Era il novembre 2009. Roma era governata da Alemanno e, in una fredda mattinata, 400 persone vennero sgomberate. Le povere abitazioni furono rase al suolo, non se ne salvò nemmeno una, mentre donne e bambini fuggivano, accatastando gli oggetti salvati dalla furia delle ruspe su carrelli improvvisati. All’ingresso di via Casilino 700, davanti al cordone dei poliziotti, si videro alcune insegnanti di una scuola, dove studiavano i bambini dell’insediamento. C’era anche la preside, che affermò con rabbia «Questa comunità è la più attenta alla scolarizzazione che abbiamo mai avuto. Sono bambini pulitissimi e costanti a scuola, i genitori facevano un grandissimo sforzo nonostante vivessero nelle baracche. Questo sgombero sembra la tela di Penelope, le istituzioni tessono e poi disfano. La scolarizzazione non serve se poi non c’è una politica di accoglienza. Sono qui perché è mio dovere capire dove andranno a finire questi bambini per adempiere all’obbligo scolastico». I bambini furono dispersi ma quella preside, con un pugno di insegnanti, se li andò a riprendere uno ad uno per ricondurli a scuola. Nella scuola che non aspettava i suoi alunni; se li andava a cercare strappandoli alla furia della ruspa.

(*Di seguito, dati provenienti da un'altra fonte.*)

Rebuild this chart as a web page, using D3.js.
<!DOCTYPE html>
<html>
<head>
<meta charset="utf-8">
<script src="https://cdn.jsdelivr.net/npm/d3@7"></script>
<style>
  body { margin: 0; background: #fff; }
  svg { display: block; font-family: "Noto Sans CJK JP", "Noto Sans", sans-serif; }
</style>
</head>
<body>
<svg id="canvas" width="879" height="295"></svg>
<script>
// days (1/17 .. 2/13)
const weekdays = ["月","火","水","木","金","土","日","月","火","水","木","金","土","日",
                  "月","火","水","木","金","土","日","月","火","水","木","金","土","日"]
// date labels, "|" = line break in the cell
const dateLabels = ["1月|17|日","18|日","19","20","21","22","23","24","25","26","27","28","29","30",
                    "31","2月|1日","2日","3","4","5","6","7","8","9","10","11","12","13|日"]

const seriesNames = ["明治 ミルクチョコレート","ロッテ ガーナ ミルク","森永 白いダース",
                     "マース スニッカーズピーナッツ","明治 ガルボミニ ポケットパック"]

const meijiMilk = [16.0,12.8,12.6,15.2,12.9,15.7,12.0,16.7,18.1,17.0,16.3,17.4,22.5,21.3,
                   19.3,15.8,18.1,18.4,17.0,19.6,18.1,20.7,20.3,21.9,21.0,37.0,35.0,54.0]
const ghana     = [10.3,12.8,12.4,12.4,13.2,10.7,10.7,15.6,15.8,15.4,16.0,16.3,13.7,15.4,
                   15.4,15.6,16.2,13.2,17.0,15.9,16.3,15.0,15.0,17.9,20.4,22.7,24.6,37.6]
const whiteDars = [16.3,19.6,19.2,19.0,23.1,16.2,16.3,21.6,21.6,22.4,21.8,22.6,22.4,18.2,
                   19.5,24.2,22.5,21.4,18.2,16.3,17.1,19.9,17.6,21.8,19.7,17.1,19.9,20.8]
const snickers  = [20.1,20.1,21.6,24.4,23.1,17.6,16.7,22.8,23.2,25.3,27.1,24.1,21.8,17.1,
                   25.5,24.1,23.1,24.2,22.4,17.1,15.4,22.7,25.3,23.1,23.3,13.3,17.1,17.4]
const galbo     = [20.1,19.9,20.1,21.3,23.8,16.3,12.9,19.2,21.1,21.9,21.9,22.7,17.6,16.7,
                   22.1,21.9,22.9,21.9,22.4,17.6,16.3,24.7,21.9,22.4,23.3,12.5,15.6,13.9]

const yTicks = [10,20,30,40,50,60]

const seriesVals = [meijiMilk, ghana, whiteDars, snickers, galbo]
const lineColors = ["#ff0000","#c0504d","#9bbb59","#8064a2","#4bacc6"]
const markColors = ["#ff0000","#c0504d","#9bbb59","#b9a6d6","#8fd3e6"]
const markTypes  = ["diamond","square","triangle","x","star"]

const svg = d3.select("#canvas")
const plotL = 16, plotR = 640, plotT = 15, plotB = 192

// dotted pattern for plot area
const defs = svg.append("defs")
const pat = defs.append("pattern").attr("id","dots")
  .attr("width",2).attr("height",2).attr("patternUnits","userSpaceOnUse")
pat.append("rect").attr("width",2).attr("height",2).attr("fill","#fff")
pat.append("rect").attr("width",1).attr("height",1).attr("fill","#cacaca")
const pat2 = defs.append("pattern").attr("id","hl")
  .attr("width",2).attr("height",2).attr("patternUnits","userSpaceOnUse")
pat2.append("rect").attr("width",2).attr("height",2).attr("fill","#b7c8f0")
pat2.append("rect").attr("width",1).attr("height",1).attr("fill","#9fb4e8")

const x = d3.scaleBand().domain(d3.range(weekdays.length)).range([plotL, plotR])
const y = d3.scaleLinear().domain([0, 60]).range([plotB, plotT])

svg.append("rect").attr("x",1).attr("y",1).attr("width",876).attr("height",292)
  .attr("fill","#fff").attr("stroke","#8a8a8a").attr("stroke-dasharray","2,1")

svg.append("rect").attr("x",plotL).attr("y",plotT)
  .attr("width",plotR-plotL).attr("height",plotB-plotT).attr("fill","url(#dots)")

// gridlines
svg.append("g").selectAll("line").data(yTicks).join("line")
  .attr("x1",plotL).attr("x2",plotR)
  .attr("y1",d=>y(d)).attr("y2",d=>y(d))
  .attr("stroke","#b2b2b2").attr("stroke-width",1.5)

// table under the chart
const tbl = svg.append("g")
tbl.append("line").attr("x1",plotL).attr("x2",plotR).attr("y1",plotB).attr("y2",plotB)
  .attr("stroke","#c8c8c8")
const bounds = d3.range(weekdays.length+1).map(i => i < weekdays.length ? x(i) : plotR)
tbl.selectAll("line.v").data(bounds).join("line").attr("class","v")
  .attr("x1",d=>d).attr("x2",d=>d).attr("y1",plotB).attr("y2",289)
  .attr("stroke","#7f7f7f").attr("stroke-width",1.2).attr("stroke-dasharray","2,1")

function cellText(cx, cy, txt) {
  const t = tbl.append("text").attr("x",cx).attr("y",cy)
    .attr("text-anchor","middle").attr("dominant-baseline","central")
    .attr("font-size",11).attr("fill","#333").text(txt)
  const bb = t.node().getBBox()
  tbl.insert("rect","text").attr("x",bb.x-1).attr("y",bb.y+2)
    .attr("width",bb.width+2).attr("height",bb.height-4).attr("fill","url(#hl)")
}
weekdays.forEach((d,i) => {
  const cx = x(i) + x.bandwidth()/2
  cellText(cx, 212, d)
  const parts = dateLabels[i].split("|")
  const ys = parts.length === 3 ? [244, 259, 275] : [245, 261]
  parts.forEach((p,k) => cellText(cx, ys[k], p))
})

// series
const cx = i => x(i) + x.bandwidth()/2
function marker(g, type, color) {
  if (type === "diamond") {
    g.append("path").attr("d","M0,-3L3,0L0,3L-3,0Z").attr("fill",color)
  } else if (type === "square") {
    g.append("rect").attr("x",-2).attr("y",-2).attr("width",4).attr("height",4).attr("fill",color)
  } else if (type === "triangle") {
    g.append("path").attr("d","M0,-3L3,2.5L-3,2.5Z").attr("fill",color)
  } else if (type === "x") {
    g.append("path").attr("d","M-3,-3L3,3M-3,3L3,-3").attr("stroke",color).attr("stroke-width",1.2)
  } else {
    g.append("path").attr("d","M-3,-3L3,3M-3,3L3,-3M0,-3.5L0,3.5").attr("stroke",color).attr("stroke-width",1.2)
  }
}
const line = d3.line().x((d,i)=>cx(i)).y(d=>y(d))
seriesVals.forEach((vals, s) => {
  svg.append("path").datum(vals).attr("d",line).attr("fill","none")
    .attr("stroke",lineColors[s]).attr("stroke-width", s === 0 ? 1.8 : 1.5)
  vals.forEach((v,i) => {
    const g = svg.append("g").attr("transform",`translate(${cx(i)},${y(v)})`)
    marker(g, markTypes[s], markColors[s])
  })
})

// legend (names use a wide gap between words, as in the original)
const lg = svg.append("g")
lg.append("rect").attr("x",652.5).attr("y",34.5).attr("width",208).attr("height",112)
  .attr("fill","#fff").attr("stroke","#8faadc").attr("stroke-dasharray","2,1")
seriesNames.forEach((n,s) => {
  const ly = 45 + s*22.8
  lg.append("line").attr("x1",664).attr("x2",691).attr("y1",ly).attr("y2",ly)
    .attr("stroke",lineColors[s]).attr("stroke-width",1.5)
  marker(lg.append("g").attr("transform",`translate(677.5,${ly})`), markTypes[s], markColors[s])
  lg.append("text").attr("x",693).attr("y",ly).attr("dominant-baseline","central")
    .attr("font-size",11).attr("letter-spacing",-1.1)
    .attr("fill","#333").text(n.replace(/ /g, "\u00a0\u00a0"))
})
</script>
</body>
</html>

Negli stessi giorni a Milano, diventata sotto la giunta Moratti una Sgomberopoli che numerava trionfalisticamente le azioni di sgombero, come si contano le medaglie sul petto, si compiva il 166° sgombero forzato in via Rubattino. In un clima di mobilitazione xenofoba, ci fu la rivolta gentile delle maestre e dei genitori che mise in discussione le certezze della città: prima fra tutte quella secondo la quale Milano rifiutava gli ultimi. Fu a partire dalla scuola dove erano iscritti 36 bambini rom, che un intero quartiere si mobilitò contro lo sgombero che aveva investito la baraccopoli del quartiere abitata da persone non più riconosciute come “zingari” ma come “vicini di casa” con i quali scambiare sorrisi e cortesie.

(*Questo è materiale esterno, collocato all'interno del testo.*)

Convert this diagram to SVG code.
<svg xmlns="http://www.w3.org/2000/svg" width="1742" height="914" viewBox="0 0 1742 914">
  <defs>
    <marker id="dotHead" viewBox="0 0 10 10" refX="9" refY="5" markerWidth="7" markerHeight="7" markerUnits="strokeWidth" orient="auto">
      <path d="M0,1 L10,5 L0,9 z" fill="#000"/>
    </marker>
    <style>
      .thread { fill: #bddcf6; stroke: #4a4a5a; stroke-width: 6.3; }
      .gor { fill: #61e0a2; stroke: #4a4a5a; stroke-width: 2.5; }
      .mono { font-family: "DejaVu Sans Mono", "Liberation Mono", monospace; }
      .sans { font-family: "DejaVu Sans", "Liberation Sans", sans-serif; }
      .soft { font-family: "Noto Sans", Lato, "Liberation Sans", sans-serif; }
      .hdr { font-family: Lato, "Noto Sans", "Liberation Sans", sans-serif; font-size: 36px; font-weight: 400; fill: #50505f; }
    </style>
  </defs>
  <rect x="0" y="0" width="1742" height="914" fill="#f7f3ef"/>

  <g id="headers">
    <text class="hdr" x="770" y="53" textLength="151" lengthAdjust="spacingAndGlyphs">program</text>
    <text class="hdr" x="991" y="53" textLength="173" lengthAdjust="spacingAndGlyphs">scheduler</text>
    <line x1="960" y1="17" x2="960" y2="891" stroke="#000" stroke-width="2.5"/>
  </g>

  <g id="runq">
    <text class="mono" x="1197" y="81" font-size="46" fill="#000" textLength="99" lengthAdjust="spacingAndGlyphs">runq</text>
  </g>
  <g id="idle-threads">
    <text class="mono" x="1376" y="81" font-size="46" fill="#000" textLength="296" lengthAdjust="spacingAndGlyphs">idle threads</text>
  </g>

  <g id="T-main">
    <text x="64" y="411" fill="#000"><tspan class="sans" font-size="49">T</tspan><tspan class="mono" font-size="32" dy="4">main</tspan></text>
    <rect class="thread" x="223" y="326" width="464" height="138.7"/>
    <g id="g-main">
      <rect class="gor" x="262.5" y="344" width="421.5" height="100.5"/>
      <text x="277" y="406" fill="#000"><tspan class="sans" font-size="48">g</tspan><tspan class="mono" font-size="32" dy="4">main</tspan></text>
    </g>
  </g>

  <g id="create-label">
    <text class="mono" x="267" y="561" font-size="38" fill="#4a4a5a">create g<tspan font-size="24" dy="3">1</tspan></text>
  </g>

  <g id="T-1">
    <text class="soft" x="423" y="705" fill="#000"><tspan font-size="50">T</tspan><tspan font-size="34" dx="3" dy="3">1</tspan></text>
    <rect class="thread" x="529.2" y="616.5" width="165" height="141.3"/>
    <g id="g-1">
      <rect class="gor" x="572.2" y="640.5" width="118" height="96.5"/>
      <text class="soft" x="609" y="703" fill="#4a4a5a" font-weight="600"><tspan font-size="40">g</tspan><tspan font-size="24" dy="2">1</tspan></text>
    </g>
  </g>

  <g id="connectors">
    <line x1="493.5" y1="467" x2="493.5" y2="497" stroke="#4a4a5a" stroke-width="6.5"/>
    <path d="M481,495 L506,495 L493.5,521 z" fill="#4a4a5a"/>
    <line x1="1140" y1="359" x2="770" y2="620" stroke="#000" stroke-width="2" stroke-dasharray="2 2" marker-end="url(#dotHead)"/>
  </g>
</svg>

La storia dello sgombero di via Mirri, avvenuto a Roma il 10 maggio scorso, è una storia che ha parlato alla città di Roma. Una storia che, come a Casilino 700 e in via Rubattino ha il suo inizio nella scuola. A via Mirri, l’Associazione 21 luglio, da due anni, si era adoperata per iscrivere tutti i minori nelle scuole dell’obbligo. Ogni mattina 80 bambini partivano sorridenti dalle loro “casette” per vivere spazi di giornata con i loro coetanei tra i banchi di classi multietniche. Poi lo sgombero, senza preavviso, violento, tragico, con le camionette antisommossa che per anni resteranno indelebili nelle memorie dei più piccoli. L’allontanamento, la diaspora, la fine della scuola… Nel silenzio di una città inebedita e confusa dai proclami elettorali, ha colpito la lettera scritta da un gruppo di genitori della scuola elementare frequentata da bambini che non avranno più come vicini di banco i compagni rom: «Nessuno contesta la necessità di garantire l’ordine pubblico e la sicurezza – scrivono le mamme e i papà della periferia romana – ma davvero non capiamo perché non si cerchi di garantire anche la tutela dei bambini: la scuola non è un posto qualunque. È il luogo principale dove attivare politiche di integrazione.
E se quei bambini, accettando di frequentare la scuola, hanno mostrato con le loro famiglie di voler rispettare le regole dello Stato, quello stesso Stato che, allontanandoli con la forza da quel campo, senza un’alternativa almeno per fargli continuare a frequentare la stessa scuola, gli ha precluso la possibilità di mantenere un rapporto di fiducia. Per qualcuno di quei bambini, continuare a frequentare quella scuola potrebbe significare avere un futuro diverso. Così invece li si condanna all’emarginazione senza alcuna possibilità di riscatto. […] E’ questa la nostra riflessione, oggi: quali saranno i sentimenti di quei bambini? Quanto rancore proveranno verso le istituzioni che li hanno allontanati dalla loro scuola, dalle loro maestre, dai loro compagni di scuola?». In un paese vecchio, che la sterilità ha condannato alla disperazione, è dalle aule delle scuole, dove bambini italiani e stranieri parlano con accenti diversi, che rinasce la voglia di ricominciare e di riaffermare quei diritti che lo Stato non è più capace di garantirci. Davanti alle ruspe che abbattono le baracche, e con esse i diritti di ciascuno di noi, la scuola riscopre la sua vocazione di educare tutti ai valori dello stato democratico nato dalla Costituzione. La stessa che, all’art. 34, prescrive che «la scuola è aperta a tutti», senza discriminazione.